Por tanto, conviene tomar distancia. El experimento crispador, el adanismo de los que abominan de las enseñanzas de la historia y creen estar reinventando el mundo a cada paso, como decíamos la pasada semana, ha demostrado la incapacidad para generar una política de acuerdos y consensos. En realidad, nunca los han buscado. Al contrario, han creído que el enfrentamiento servía para agitar las aguas. Y ya se sabe que, a aguas revueltas, ganancia de pescadores.

El debate profundo se ha sustituido por el encontronazo verbal. Tratando de identificarse con el pueblo (se ve que no nos tienen en mucha consideración intelectual), han optado por el recurso fácil: la bronca en las redes, la frase simplona y pueril, el mensaje publicitario parido por los asesores o gurús de turno (llegas a pensar que son los que realmente gobiernan y disponen, como en el tiempo de los validos), la división de todo en lo bueno y lo malo, lo conveniente y lo inconveniente. Un modelo ‘Barrio Sésamo’, pero sin gracia.

En lugar de aparecer nuevos líderes que se opongan radicalmente a estas ridículas simplicidades, muchos optan por rendirse a la moda, como si no se sintieran con fuerzas para disentir. Sea por temor a quedar mal o por no parecer fuera del discurso dominante, la resistencia ante el crecimiento de la intolerancia, la bravuconería, la diseminación de falsedades o medias verdades, las ideas sin matices, no termina de aparecer. Y la democracia sufre con ello, cada día más. Poco a poco va perdiendo su esencia.

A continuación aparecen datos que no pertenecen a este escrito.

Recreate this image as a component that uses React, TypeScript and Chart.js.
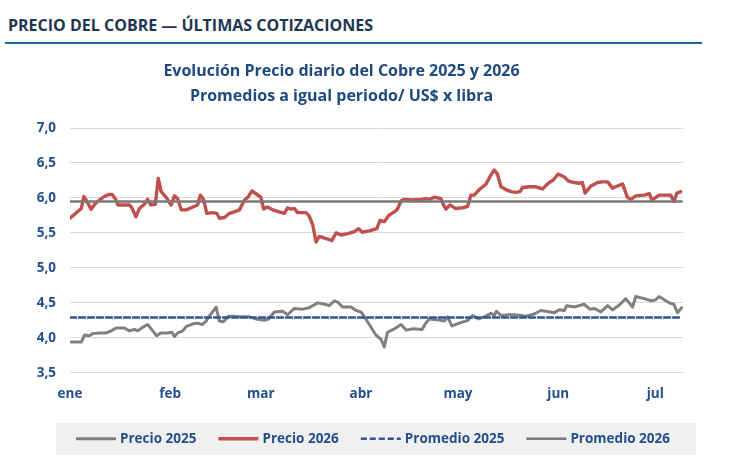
import { useEffect, useRef } from "react";
import { Chart, registerables } from "chart.js";

Chart.register(...registerables);

// Eje X: día del año (0 = 1 de enero) y rótulos de cada mes
const MESES = ["ene", "feb", "mar", "abr", "may", "jun", "jul"];
const INICIO_MES = [0, 31, 59, 90, 120, 151, 181];
const DIA_FINAL = 189.6;

// Eje Y: US$ por libra
const Y_MIN = 3.5;
const Y_MAX = 7.0;
const Y_PASO = 0.5;

// Precio diario 2026
const DIAS_2026 = [
  0, 3.5, 4.3, 5, 6.5, 8, 10, 11, 12, 13, 14, 14.8, 16, 18.4, 19, 20.4, 21.5, 23, 24, 25,
  26.4, 27.3, 28.2, 29.7, 31.3, 32.3, 33.3, 34.4, 36, 38, 39.5, 40.3, 41.3, 42.3, 44.2, 45.4,
  46.2, 47.8, 49.3, 50.8, 52.4, 54, 55, 56.3, 57.5, 59, 59.9, 61, 62.7, 64.7, 66.3, 67.3,
  68.3, 69.4, 70.4, 73, 74, 75.1, 76.1, 77.1, 79.2, 81, 82.3, 83.8, 85.9, 88, 89.3, 90.3,
  92.6, 94.9, 95.9, 97.2, 98.6, 100.3, 101.3, 102.4, 103.4, 106, 108.5, 110.1, 111.1, 112.7,
  114.7, 115.5, 116.3, 117.5, 119.2, 121.4, 123, 124, 125, 126.6, 128.7, 130.2, 131.2, 132.2,
  133.3, 134.8, 136.4, 137.9, 139.2, 140, 142, 144.1, 146.2, 147.7, 149.5, 151, 152.9, 154.2,
  155.9, 157.5, 158.5, 159.3, 161.1, 163.2, 164.7, 166.3, 167.8, 169.3, 170.9, 172.4, 173.5,
  175, 177.6, 179.2, 180, 182.2, 184.3, 185.8, 186.8, 187.7, 188.9,
];
const PRECIO_2026 = [
  5.71, 5.85, 6.02, 5.97, 5.84, 5.93, 6.0, 6.03, 6.05, 6.05, 5.99, 5.9, 5.9, 5.9, 5.87, 5.73,
  5.85, 5.91, 5.98, 5.9, 5.91, 6.28, 6.09, 6.01, 5.9, 6.03, 5.99, 5.83, 5.83, 5.87, 5.9, 6.04,
  5.98, 5.78, 5.79, 5.78, 5.71, 5.72, 5.78, 5.8, 5.83, 5.97, 6.01, 6.1, 6.06, 6.01, 5.84, 5.87,
  5.83, 5.8, 5.78, 5.86, 5.84, 5.85, 5.79, 5.79, 5.74, 5.61, 5.37, 5.45, 5.42, 5.39, 5.5,
  5.47, 5.49, 5.52, 5.56, 5.51, 5.53, 5.56, 5.68, 5.66, 5.75, 5.8, 5.84, 5.96, 5.98, 5.97,
  5.98, 5.99, 5.98, 6.01, 5.99, 5.9, 5.84, 5.9, 5.85, 5.86, 5.88, 6.04, 6.04, 6.12, 6.2, 6.33,
  6.4, 6.34, 6.16, 6.12, 6.09, 6.08, 6.09, 6.15, 6.16, 6.16, 6.13, 6.2, 6.26, 6.34, 6.3, 6.24,
  6.22, 6.21, 6.22, 6.07, 6.17, 6.22, 6.23, 6.23, 6.14, 6.17, 6.2, 6.01, 5.98, 6.03, 6.04,
  6.06, 5.97, 6.04, 6.04, 6.04, 5.95, 6.07, 6.09,
];

// Precio diario 2025 (mismo período)
const DIAS_2025 = [
  0.4, 3.5, 4.5, 6, 7, 9.1, 11.2, 12.7, 14.3, 16.8, 18.4, 19.9, 21, 22.5, 24, 25.6, 26.8,
  28.1, 30.2, 31.5, 32.3, 33.3, 34.9, 35.9, 38, 39.5, 40.9, 42.1, 43.1, 45.2, 46.2, 47.4,
  49.1, 50.5, 52.4, 55.5, 57.5, 60, 61.4, 63.2, 65.8, 67.3, 69.4, 72, 74, 76.6, 78.7, 80.2,
  81.8, 82.8, 84.3, 86.9, 88.5, 90, 91.5, 93.1, 94.6, 96.2, 97.2, 98.2, 100, 102.4, 104, 106,
  108.9, 109.9, 111.1, 113.2, 115.8, 116.8, 118.1, 120.4, 123, 124.5, 126.4, 128.1, 130.2,
  131.2, 131.9, 133.3, 135.8, 137.4, 139.5, 141, 143.6, 145.6, 147.2, 149.8, 151.3, 152.9,
  153.6, 156, 157.5, 159, 160.8, 162.2, 164.2, 166.3, 167.8, 169.9, 171.9, 174, 175, 177.6,
  179.7, 181, 182.2, 184.3, 185.8, 186.8, 187.9, 189.2,
];
const PRECIO_2025 = [
  3.94, 3.94, 4.04, 4.03, 4.06, 4.07, 4.07, 4.1, 4.14, 4.14, 4.1, 4.12, 4.1, 4.15, 4.19,
  4.1, 4.03, 4.07, 4.07, 4.08, 4.02, 4.07, 4.1, 4.16, 4.2, 4.21, 4.19, 4.24, 4.31, 4.44,
  4.24, 4.23, 4.31, 4.31, 4.3, 4.3, 4.27, 4.25, 4.27, 4.37, 4.38, 4.33, 4.42, 4.41, 4.43,
  4.5, 4.48, 4.46, 4.53, 4.51, 4.44, 4.44, 4.39, 4.37, 4.27, 4.15, 4.04, 3.98, 3.87, 4.08,
  4.12, 4.19, 4.11, 4.13, 4.12, 4.2, 4.27, 4.26, 4.24, 4.3, 4.17, 4.21, 4.25, 4.32, 4.27,
  4.3, 4.35, 4.32, 4.38, 4.32, 4.33, 4.33, 4.32, 4.31, 4.34, 4.39, 4.38, 4.36, 4.4, 4.39,
  4.46, 4.44, 4.46, 4.48, 4.41, 4.42, 4.37, 4.46, 4.4, 4.47, 4.56, 4.44, 4.59, 4.56, 4.53,
  4.54, 4.59, 4.53, 4.49, 4.48, 4.36, 4.43,
];

// Promedios a igual período
const PROMEDIO_2025 = 4.29;
const PROMEDIO_2026 = 5.95;
const PERIODO = [0, 189.2];

const FUENTE = "'Open Sans', Lato, sans-serif";
const AZUL_TEXTO = "#23508c";

const aPuntos = (dias: number[], valores: number[]) =>
  dias.map((d, i) => ({ x: d, y: valores[i] }));

const lineaPromedio = (valor: number) => PERIODO.map((d) => ({ x: d, y: valor }));

// Leyenda dibujada sobre un recuadro gris bajo el gráfico
const leyendaInferior = {
  id: "leyendaInferior",
  afterDraw(chart: any) {
    const { ctx, chartArea } = chart;
    const left = chartArea.left - 14;
    const right = chartArea.right + 13;
    const top = chartArea.bottom + 50;
    const alto = 32;
    ctx.save();
    ctx.fillStyle = "#f0f0f0";
    ctx.fillRect(left, top, right - left, alto);

    ctx.font = `bold 13.5px ${FUENTE}`;
    const muestra = 40;
    const sepTexto = 4;
    const sepItem = 22;
    const items = chart.data.datasets.map((ds: any) => ({
      ds,
      ancho: ctx.measureText(ds.label).width,
    }));
    const total =
      items.reduce((s: number, it: any) => s + muestra + sepTexto + it.ancho, 0) +
      sepItem * (items.length - 1);
    let x = (left + right) / 2 - 3 - total / 2;
    const yc = top + alto / 2;
    items.forEach((it: any) => {
      const { ds } = it;
      ctx.beginPath();
      ctx.strokeStyle = ds.borderColor;
      ctx.lineWidth = ds.borderWidth;
      ctx.setLineDash(ds.borderDash || []);
      ctx.moveTo(x, yc);
      ctx.lineTo(x + muestra, yc);
      ctx.stroke();
      ctx.setLineDash([]);
      x += muestra + sepTexto;
      ctx.fillStyle = AZUL_TEXTO;
      ctx.textBaseline = "middle";
      ctx.textAlign = "left";
      ctx.fillText(ds.label, x, yc);
      x += it.ancho + sepItem;
    });
    ctx.restore();
  },
};

export default function App() {
  const canvasRef = useRef<HTMLCanvasElement | null>(null);

  useEffect(() => {
    if (!canvasRef.current) return;
    const chart = new Chart(canvasRef.current, {
      type: "line",
      data: {
        datasets: [
          {
            label: "Precio 2025",
            data: aPuntos(DIAS_2025, PRECIO_2025),
            borderColor: "#808080",
            borderWidth: 3,
            order: 2,
          },
          {
            label: "Precio 2026",
            data: aPuntos(DIAS_2026, PRECIO_2026),
            borderColor: "#c0504d",
            borderWidth: 3.4,
            order: 2,
          },
          {
            label: "Promedio 2025",
            data: lineaPromedio(PROMEDIO_2025),
            borderColor: "#2f5597",
            borderWidth: 2.5,
            borderDash: [6, 3],
            order: 1,
          },
          {
            label: "Promedio 2026",
            data: lineaPromedio(PROMEDIO_2026),
            borderColor: "#7a7a7a",
            borderWidth: 2.5,
            order: 1,
          },
        ] as any,
      },
      options: {
        animation: false,
        responsive: false,
        devicePixelRatio: 1,
        elements: {
          point: { radius: 0, hoverRadius: 0 },
          line: { tension: 0, borderJoinStyle: "round", borderCapStyle: "round", fill: false },
        },
        layout: { padding: { left: 0, right: 47, top: 0, bottom: 53 } },
        plugins: {
          legend: { display: false },
          tooltip: { enabled: false },
          title: {
            display: true,
            text: [
              "Evolución Precio diario del Cobre 2025 y 2026",
              "Promedios a igual periodo/ US$ x libra",
            ],
            color: "#1f4a7f",
            font: { family: FUENTE, size: 16, weight: "bold", lineHeight: 1.55 },
            padding: { top: 9, bottom: 19.4 },
          },
        },
        scales: {
          x: {
            type: "linear",
            min: 0,
            max: DIA_FINAL,
            grid: { display: false },
            border: { display: false },
            afterBuildTicks: (scale: any) => {
              scale.ticks = INICIO_MES.map((v) => ({ value: v }));
            },
            ticks: {
              autoSkip: false,
              maxRotation: 0,
              padding: 5,
              color: AZUL_TEXTO,
              font: { family: FUENTE, size: 13.5, weight: "bold" },
              callback: (v: any) => MESES[INICIO_MES.indexOf(Number(v))] ?? "",
            },
          },
          y: {
            min: Y_MIN,
            max: Y_MAX,
            grid: { color: "#d9d9d9", lineWidth: 1, drawTicks: false },
            border: { display: false },
            afterFit: (scale: any) => {
              scale.width = 70;
            },
            ticks: {
              stepSize: Y_PASO,
              padding: 14,
              color: AZUL_TEXTO,
              font: { family: FUENTE, size: 13.5, weight: "bold" },
              callback: (v: any) => Number(v).toFixed(1).replace(".", ","),
            },
          },
        },
      },
      plugins: [leyendaInferior],
    });
    return () => chart.destroy();
  }, []);

  return (
    <div style={{ position: "absolute", left: 0, top: 0, width: 730, height: 460, background: "#fff" }}>
      <div
        style={{
          position: "absolute",
          left: 8,
          top: 15,
          fontFamily: FUENTE,
          fontWeight: "bold",
          fontSize: 16,
          lineHeight: "20px",
          color: "#1c3652",
          whiteSpace: "nowrap",
        }}
      >
        PRECIO DEL COBRE — ÚLTIMAS COTIZACIONES
      </div>
      <div
        style={{
          position: "absolute",
          left: 5,
          top: 42,
          width: 697,
          height: 2,
          background: "#1f6aa5",
        }}
      />
      <canvas
        ref={canvasRef}
        width={730}
        height={410}
        style={{ position: "absolute", left: 0, top: 50, width: 730, height: 410 }}
      />
    </div>
  );
}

La calidad de la democracia tiene que ver con la calidad del discurso que alimenta su naturaleza. Si los políticos no están al nivel adecuado, va a ser difícil pedir lo mismo a los ciudadanos. El progreso educativo, el progreso científico, el carácter abierto que se le supone a las sociedades modernas (multiculturales, diversas, tolerantes, compasivas) tiene que notarse en política: de lo contrario es que hemos fracasado rotundamente. O que tal progreso sólo era una quimera. Si lo que se impone de pronto es una sociedad intolerante, polarizada, censuradora, que parece dirigirlo todo hacia el enfrentamiento (hasta en los temas más nimios), entonces es que nos espera un futuro muy incierto. Sobre todo porque eso supondrá hacerle el juego a los liderazgos que creen haber encontrado su fuerza en esa confrontación tan perpetua como inútil. Sólo sirve, eso sí, a sus propios intereses.

Por todo eso las elecciones de Madrid, su campaña electoral, no pueden proyectar una idea de España, como también decía ayer Fernando Vallespín, aunque algunos de sus líderes se empecinen en ello. Proyectarán una idea de Madrid, y, visto lo visto, aún tengo mis dudas. En realidad, llevamos ya mucho tiempo en el que predominan los gestos hoscos y desabridos en todas partes y a todas horas, como pasaba y pasa en Cataluña, quizás porque algunos creen que así es como hay que gastárselas para mantener a raya a los demás. Los ciudadanos debemos negarnos a estas simplicidades. Como siempre decimos: antes de que sea demasiado tarde.